June 2, 2013, EUGENE, OREGON (Competitor) — Kenenisa Bekele won the 10,000m on Friday night on the first day of the Prefontaine Classic, but his face showed no joy as he walked slowly off of the track at Hayward Field. Not only was he denied the chance to race against fellow Olympic gold medalist Mo Farah –who switched to Saturday’s 5000m– but his winning time of 27:12.08 may not be fast enough to earn him selection to the Ethiopian team for the IAAF World Championships.
“He wanted to run 26:50,” said his long-time manager Jos Hermens, adding that the pacemaking wasn’t as good as he had hoped.
Indeed, the three pacemakers — Ethiopia’s Degefa Deriba, Eritrea’s Kidane Tadasse, and Kenya’s Leonard Korir — were only able to get the race through 3,000m in 8:05.71, some seven seconds slower than planned, despite the favorable temperatures and low humidity. Bekele stayed tucked in the front of the group with his younger brother, Tariku, compatriot Imane Merga, Kenya’s Bedan Karoki and others. Bekele began to get frustrated.

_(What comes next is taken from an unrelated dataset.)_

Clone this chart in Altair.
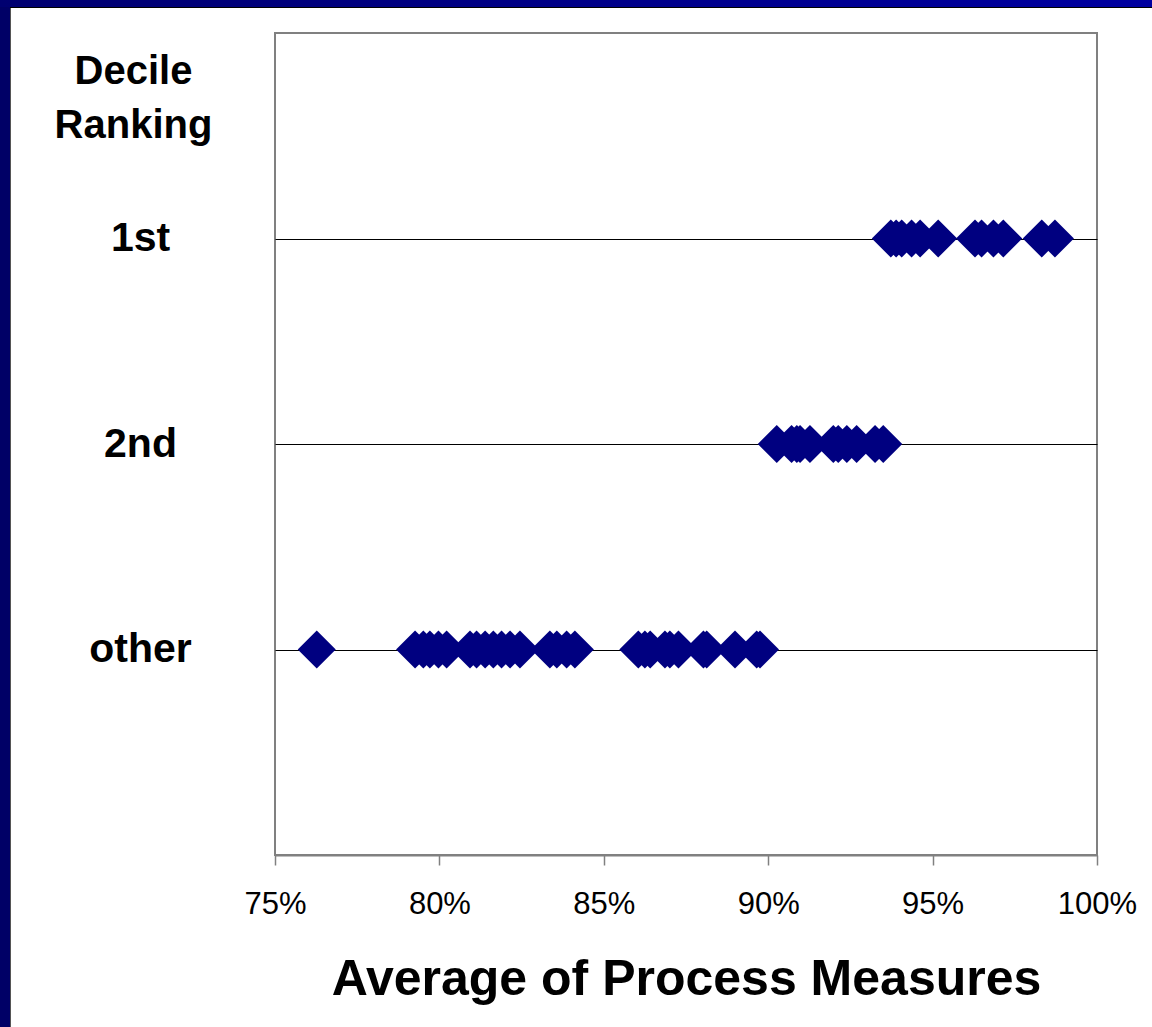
import altair as alt
import pandas as pd

# Average of process measures (%) for each hospital, grouped by decile ranking
first_decile = [93.73, 93.89, 94.06, 94.36, 94.62, 95.17, 96.29, 96.49, 96.85, 97.15, 98.32, 98.72]
second_decile = [90.26, 90.71, 90.87, 90.97, 91.27, 91.98, 92.13, 92.39, 92.69, 93.25, 93.50]
other_hospitals = [
    76.27,
    79.26, 79.51, 79.71, 79.97, 80.22,
    80.93, 81.13, 81.39, 81.64, 81.89, 82.15, 82.45,
    83.36, 83.57, 83.87, 84.12,
    86.05, 86.25, 86.41, 86.86, 87.01, 87.27, 88.03, 88.13, 88.99, 89.65, 89.75,
]

ranking_labels = ["1st", "2nd", "other"]
ranking_levels = [3, 2, 1]
x_ticks = [0.75, 0.80, 0.85, 0.90, 0.95, 1.00]

records = []
for name, level, values in zip(ranking_labels, ranking_levels,
                               [first_decile, second_decile, other_hospitals]):
    for v in values:
        records.append({"ranking": name, "level": level, "score": v / 100})
df = pd.DataFrame(records)

FONT = "Liberation Sans"
NAVY = "#000080"
FRAME_GRAY = "#808080"

label_expr = "datum.value == 3 ? '1st' : datum.value == 2 ? '2nd' : 'other'"

points = alt.Chart(df).mark_point(
    shape="diamond", filled=True, size=1444, color=NAVY, opacity=1
).encode(
    x=alt.X(
        "score:Q",
        scale=alt.Scale(domain=[0.75, 1.0], nice=False, zero=False),
        axis=alt.Axis(
            values=x_ticks, format=".0%", grid=False,
            domainColor=FRAME_GRAY, domainWidth=2,
            tickColor=FRAME_GRAY, tickWidth=1.5, tickSize=10,
            labelFont=FONT, labelFontSize=31, labelColor="black",
            labelBaseline="alphabetic", labelPadding=48,
            labelFlush=False, labelOverlap=False,
            title="Average of Process Measures",
            titleFont=FONT, titleFontSize=50, titleFontWeight="bold",
            titleColor="black", titleBaseline="alphabetic", titleY=139,
        ),
    ),
    y=alt.Y(
        "level:Q",
        scale=alt.Scale(domain=[0, 4], nice=False, zero=False),
        axis=alt.Axis(
            values=ranking_levels, labelExpr=label_expr,
            grid=True, gridColor="black", gridWidth=1, gridOpacity=1,
            domain=False, ticks=False, tickSize=0,
            labelFont=FONT, labelFontSize=41, labelFontWeight="bold",
            labelColor="black", labelAlign="center", labelBaseline="middle",
            labelPadding=135,
            title=["Decile", "Ranking"],
            titleFont=FONT, titleFontSize=40, titleFontWeight="bold",
            titleColor="black", titleAngle=0, titleAlign="center",
            titleBaseline="alphabetic", titleLineHeight=54,
            titleX=-142, titleY=50,
        ),
    ),
)

# Slide frame: dark band down the left edge and across the top
frame_df = pd.DataFrame({"part": ["frame"]})
left_band = alt.Chart(frame_df).mark_rect(color="#000066").encode(
    x=alt.value(-275), x2=alt.value(-265), y=alt.value(-33), y2=alt.value(994)
)
left_edge = alt.Chart(frame_df).mark_rule(color="#555555", strokeWidth=1).encode(
    x=alt.value(-264.5), y=alt.value(-26), y2=alt.value(994)
)
top_band = alt.Chart(frame_df).mark_rect(
    color=alt.Gradient(
        gradient="linear",
        stops=[alt.GradientStop(color="#000070", offset=0),
               alt.GradientStop(color="#0000a0", offset=1)],
        x1=0, x2=1, y1=0, y2=0,
    )
).encode(
    x=alt.value(-275), x2=alt.value(877), y=alt.value(-33), y2=alt.value(-26)
)
top_edge = alt.Chart(frame_df).mark_rule(color="black", strokeWidth=1).encode(
    x=alt.value(-265), x2=alt.value(877), y=alt.value(-25.5)
)

chart = alt.layer(points, left_band, left_edge, top_band, top_edge).properties(
    width=822,
    height=822,
    autosize=alt.AutoSizeParams(type="none"),
    padding={"left": 275, "top": 33, "right": 55, "bottom": 172},
    background="white",
).configure_view(
    stroke=FRAME_GRAY, strokeWidth=2
)

chart.save("out.html", embed_options={"renderer": "svg", "actions": False})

“We decided to run under 27,” Bekele told reporters after the race. “But, from the beginning the pace was slow, and nobody pushed after. It’s very tough; I’m only one person.”
By halfway (13:33.51), there were still 12 men in contention, and for the next 3,000 meters nothing changed. But a lap after the group split 8,000m in 21:55.50, Karoki made a big move, breaking open the race. Tariku Bekele fell back (he had been sick for several days before the race and would finish 12th), but Kenenisa quickly responded with Merga, Vincent Chepkok and others.
With a smaller pack of eight, the contenders decided to wait for the final lap to sort out the top placings. Bekele surged past Karoki just before the bell and Merga, one of the best closers in the sport, followed. It came down to a two-man race, and Bekele closed in about 56 seconds to get the win. He thought that his was a solid finish given the circumstances.
“Only we sprint from 200,” Bekele explained. ”To run 56 is OK time.”
Merga finished just behind in 27:12.37, and compatriot Abera Kuma got third in a personal best 27:13.10. Karoki, who had made the race, finished fourth (27:13.12).
Bekele said he now had to wait for the Ethiopian federation to decide his fate. He explained that the team would be selected on time (maybe).
“I don’t know, you know?” he said. “They say they decided to select by time, but this time was not fast. Maybe people will run other places for faster time, then maybe they will select. You never know.”
In other races here tonight, Garrett Heath won the 1,500m in a sprint finish over Kenyan junior Jonathan Kiplimo (b. 1995), 3:38.54 to 3:38.61. Heath had hoped to get his IAAF World Championships “A” standard of 3:35.00, but conditions were a little too windy, he said.
“Not really the way you like to do it, closing from 600 out,” said Heath, the reigning USA road mile champion. “It was windy on the backstretch, definitely. You could really feel it slow there. We went out pretty hard that first lap, then kind of slowed there. That second time coming around at 800, we really slowed there.”
The international mile went to James Magut, a training partner of world champion Asbel Kiprop, who defeated European 1,500m champion Henrik Ingebrigtsen of Norway, 3:55.24 to 3:55.50. Daniel Kipchirchir Komen of Kenya, who holds the meeting record for the mile, finished third.
Phoebe Wright won the women’s 800m in 2:00.85 after a too-fast first half of 57:58. World junior champion Ajee’ Wilson finished third in 2:01.24.
The Prefontaine Classic continues here Saturday with the meet’s marquis events, including 800-meter and 5000-meter races for both men and women, and the Bowerman Mile for men.